### Given exercise
Write the listing below out again exactly, dropping the images.

%%

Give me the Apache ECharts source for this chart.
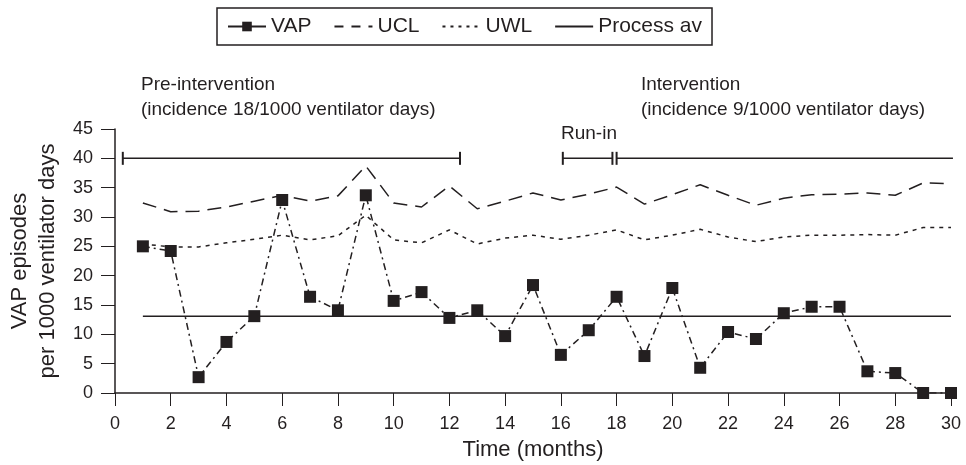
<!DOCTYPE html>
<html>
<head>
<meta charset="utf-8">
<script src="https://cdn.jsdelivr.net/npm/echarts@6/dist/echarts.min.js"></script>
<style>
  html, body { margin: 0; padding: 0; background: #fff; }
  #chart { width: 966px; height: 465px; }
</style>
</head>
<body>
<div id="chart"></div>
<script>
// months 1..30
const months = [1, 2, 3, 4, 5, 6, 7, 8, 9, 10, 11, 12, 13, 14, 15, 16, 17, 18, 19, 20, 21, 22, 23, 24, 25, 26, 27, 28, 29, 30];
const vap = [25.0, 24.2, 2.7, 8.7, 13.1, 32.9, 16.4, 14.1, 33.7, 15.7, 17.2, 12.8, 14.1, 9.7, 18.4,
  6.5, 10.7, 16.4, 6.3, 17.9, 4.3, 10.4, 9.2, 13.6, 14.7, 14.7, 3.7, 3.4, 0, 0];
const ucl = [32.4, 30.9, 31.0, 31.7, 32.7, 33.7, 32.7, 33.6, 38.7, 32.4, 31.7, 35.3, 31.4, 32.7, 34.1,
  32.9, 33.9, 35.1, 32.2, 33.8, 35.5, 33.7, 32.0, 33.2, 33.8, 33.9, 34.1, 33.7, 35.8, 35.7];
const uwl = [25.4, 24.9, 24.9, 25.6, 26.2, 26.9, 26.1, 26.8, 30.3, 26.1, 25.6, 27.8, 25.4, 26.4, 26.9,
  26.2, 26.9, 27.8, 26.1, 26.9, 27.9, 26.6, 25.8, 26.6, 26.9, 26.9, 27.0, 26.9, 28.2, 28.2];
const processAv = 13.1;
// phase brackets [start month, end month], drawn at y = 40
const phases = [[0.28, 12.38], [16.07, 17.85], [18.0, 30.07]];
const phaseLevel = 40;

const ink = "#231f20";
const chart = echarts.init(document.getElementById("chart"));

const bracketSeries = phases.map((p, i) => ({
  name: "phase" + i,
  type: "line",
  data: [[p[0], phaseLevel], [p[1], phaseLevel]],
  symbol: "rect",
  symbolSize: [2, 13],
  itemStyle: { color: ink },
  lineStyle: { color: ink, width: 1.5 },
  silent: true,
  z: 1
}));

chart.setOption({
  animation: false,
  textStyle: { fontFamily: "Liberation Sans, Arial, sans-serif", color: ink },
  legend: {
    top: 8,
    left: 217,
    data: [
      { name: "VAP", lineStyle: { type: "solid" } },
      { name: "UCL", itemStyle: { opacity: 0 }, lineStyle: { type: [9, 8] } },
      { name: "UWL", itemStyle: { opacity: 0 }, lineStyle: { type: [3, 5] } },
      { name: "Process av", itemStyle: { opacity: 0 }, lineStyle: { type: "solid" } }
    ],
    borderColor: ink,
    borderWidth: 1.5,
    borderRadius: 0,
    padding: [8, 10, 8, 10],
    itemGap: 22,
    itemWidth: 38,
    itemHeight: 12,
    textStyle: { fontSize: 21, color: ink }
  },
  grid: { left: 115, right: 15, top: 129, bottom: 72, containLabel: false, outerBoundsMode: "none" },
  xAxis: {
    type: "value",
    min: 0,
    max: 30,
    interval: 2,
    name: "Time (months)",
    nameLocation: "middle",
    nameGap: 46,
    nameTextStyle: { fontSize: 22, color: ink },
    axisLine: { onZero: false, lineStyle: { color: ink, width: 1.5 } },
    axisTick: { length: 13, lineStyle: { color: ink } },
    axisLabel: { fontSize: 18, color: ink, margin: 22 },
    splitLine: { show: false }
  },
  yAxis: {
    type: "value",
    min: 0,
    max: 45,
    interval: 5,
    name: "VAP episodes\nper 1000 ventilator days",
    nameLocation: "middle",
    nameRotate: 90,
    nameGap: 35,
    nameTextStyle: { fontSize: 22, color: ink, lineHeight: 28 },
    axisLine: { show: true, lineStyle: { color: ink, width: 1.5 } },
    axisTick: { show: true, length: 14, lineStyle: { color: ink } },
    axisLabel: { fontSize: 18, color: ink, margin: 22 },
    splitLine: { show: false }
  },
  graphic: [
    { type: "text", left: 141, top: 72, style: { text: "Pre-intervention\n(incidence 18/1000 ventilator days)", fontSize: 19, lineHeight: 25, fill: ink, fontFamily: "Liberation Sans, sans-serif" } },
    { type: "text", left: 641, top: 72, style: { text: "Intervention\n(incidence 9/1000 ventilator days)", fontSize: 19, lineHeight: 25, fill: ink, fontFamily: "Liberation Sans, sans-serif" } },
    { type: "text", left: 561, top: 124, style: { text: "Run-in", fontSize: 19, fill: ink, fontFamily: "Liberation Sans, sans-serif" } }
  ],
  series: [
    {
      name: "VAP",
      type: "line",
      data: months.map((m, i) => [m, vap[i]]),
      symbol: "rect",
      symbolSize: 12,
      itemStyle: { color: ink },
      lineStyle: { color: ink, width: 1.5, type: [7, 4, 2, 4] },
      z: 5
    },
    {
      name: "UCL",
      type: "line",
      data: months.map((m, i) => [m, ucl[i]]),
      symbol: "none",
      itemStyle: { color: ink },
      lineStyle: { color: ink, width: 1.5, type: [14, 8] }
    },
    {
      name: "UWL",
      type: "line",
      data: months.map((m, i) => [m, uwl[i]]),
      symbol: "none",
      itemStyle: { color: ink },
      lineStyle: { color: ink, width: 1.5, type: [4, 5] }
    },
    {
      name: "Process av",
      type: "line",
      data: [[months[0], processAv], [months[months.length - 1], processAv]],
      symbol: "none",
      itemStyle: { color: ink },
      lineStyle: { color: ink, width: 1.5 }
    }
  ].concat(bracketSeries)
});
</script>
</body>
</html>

%%

### Response below
Give me the Apache ECharts source for this chart.
<!DOCTYPE html>
<html>
<head>
<meta charset="utf-8">
<script src="https://cdn.jsdelivr.net/npm/echarts@6/dist/echarts.min.js"></script>
<style>
  html, body { margin: 0; padding: 0; background: #fff; }
  #chart { width: 966px; height: 465px; }
</style>
</head>
<body>
<div id="chart"></div>
<script>
// months 1..30
const months = [1, 2, 3, 4, 5, 6, 7, 8, 9, 10, 11, 12, 13, 14, 15, 16, 17, 18, 19, 20, 21, 22, 23, 24, 25, 26, 27, 28, 29, 30];
const vap = [25.0, 24.2, 2.7, 8.7, 13.1, 32.9, 16.4, 14.1, 33.7, 15.7, 17.2, 12.8, 14.1, 9.7, 18.4,
  6.5, 10.7, 16.4, 6.3, 17.9, 4.3, 10.4, 9.2, 13.6, 14.7, 14.7, 3.7, 3.4, 0, 0];
const ucl = [32.4, 30.9, 31.0, 31.7, 32.7, 33.7, 32.7, 33.6, 38.7, 32.4, 31.7, 35.3, 31.4, 32.7, 34.1,
  32.9, 33.9, 35.1, 32.2, 33.8, 35.5, 33.7, 32.0, 33.2, 33.8, 33.9, 34.1, 33.7, 35.8, 35.7];
const uwl = [25.4, 24.9, 24.9, 25.6, 26.2, 26.9, 26.1, 26.8, 30.3, 26.1, 25.6, 27.8, 25.4, 26.4, 26.9,
  26.2, 26.9, 27.8, 26.1, 26.9, 27.9, 26.6, 25.8, 26.6, 26.9, 26.9, 27.0, 26.9, 28.2, 28.2];
const processAv = 13.1;
// phase brackets [start month, end month], drawn at y = 40
const phases = [[0.28, 12.38], [16.07, 17.85], [18.0, 30.07]];
const phaseLevel = 40;

const ink = "#231f20";
const chart = echarts.init(document.getElementById("chart"));

const bracketSeries = phases.map((p, i) => ({
  name: "phase" + i,
  type: "line",
  data: [[p[0], phaseLevel], [p[1], phaseLevel]],
  symbol: "rect",
  symbolSize: [2, 13],
  itemStyle: { color: ink },
  lineStyle: { color: ink, width: 1.5 },
  silent: true,
  z: 1
}));

chart.setOption({
  animation: false,
  textStyle: { fontFamily: "Liberation Sans, Arial, sans-serif", color: ink },
  legend: {
    top: 8,
    left: 217,
    data: [
      { name: "VAP", lineStyle: { type: "solid" } },
      { name: "UCL", itemStyle: { opacity: 0 }, lineStyle: { type: [9, 8] } },
      { name: "UWL", itemStyle: { opacity: 0 }, lineStyle: { type: [3, 5] } },
      { name: "Process av", itemStyle: { opacity: 0 }, lineStyle: { type: "solid" } }
    ],
    borderColor: ink,
    borderWidth: 1.5,
    borderRadius: 0,
    padding: [8, 10, 8, 10],
    itemGap: 22,
    itemWidth: 38,
    itemHeight: 12,
    textStyle: { fontSize: 21, color: ink }
  },
  grid: { left: 115, right: 15, top: 129, bottom: 72, containLabel: false, outerBoundsMode: "none" },
  xAxis: {
    type: "value",
    min: 0,
    max: 30,
    interval: 2,
    name: "Time (months)",
    nameLocation: "middle",
    nameGap: 46,
    nameTextStyle: { fontSize: 22, color: ink },
    axisLine: { onZero: false, lineStyle: { color: ink, width: 1.5 } },
    axisTick: { length: 13, lineStyle: { color: ink } },
    axisLabel: { fontSize: 18, color: ink, margin: 22 },
    splitLine: { show: false }
  },
  yAxis: {
    type: "value",
    min: 0,
    max: 45,
    interval: 5,
    name: "VAP episodes\nper 1000 ventilator days",
    nameLocation: "middle",
    nameRotate: 90,
    nameGap: 35,
    nameTextStyle: { fontSize: 22, color: ink, lineHeight: 28 },
    axisLine: { show: true, lineStyle: { color: ink, width: 1.5 } },
    axisTick: { show: true, length: 14, lineStyle: { color: ink } },
    axisLabel: { fontSize: 18, color: ink, margin: 22 },
    splitLine: { show: false }
  },
  graphic: [
    { type: "text", left: 141, top: 72, style: { text: "Pre-intervention\n(incidence 18/1000 ventilator days)", fontSize: 19, lineHeight: 25, fill: ink, fontFamily: "Liberation Sans, sans-serif" } },
    { type: "text", left: 641, top: 72, style: { text: "Intervention\n(incidence 9/1000 ventilator days)", fontSize: 19, lineHeight: 25, fill: ink, fontFamily: "Liberation Sans, sans-serif" } },
    { type: "text", left: 561, top: 124, style: { text: "Run-in", fontSize: 19, fill: ink, fontFamily: "Liberation Sans, sans-serif" } }
  ],
  series: [
    {
      name: "VAP",
      type: "line",
      data: months.map((m, i) => [m, vap[i]]),
      symbol: "rect",
      symbolSize: 12,
      itemStyle: { color: ink },
      lineStyle: { color: ink, width: 1.5, type: [7, 4, 2, 4] },
      z: 5
    },
    {
      name: "UCL",
      type: "line",
      data: months.map((m, i) => [m, ucl[i]]),
      symbol: "none",
      itemStyle: { color: ink },
      lineStyle: { color: ink, width: 1.5, type: [14, 8] }
    },
    {
      name: "UWL",
      type: "line",
      data: months.map((m, i) => [m, uwl[i]]),
      symbol: "none",
      itemStyle: { color: ink },
      lineStyle: { color: ink, width: 1.5, type: [4, 5] }
    },
    {
      name: "Process av",
      type: "line",
      data: [[months[0], processAv], [months[months.length - 1], processAv]],
      symbol: "none",
      itemStyle: { color: ink },
      lineStyle: { color: ink, width: 1.5 }
    }
  ].concat(bracketSeries)
});
</script>
</body>
</html>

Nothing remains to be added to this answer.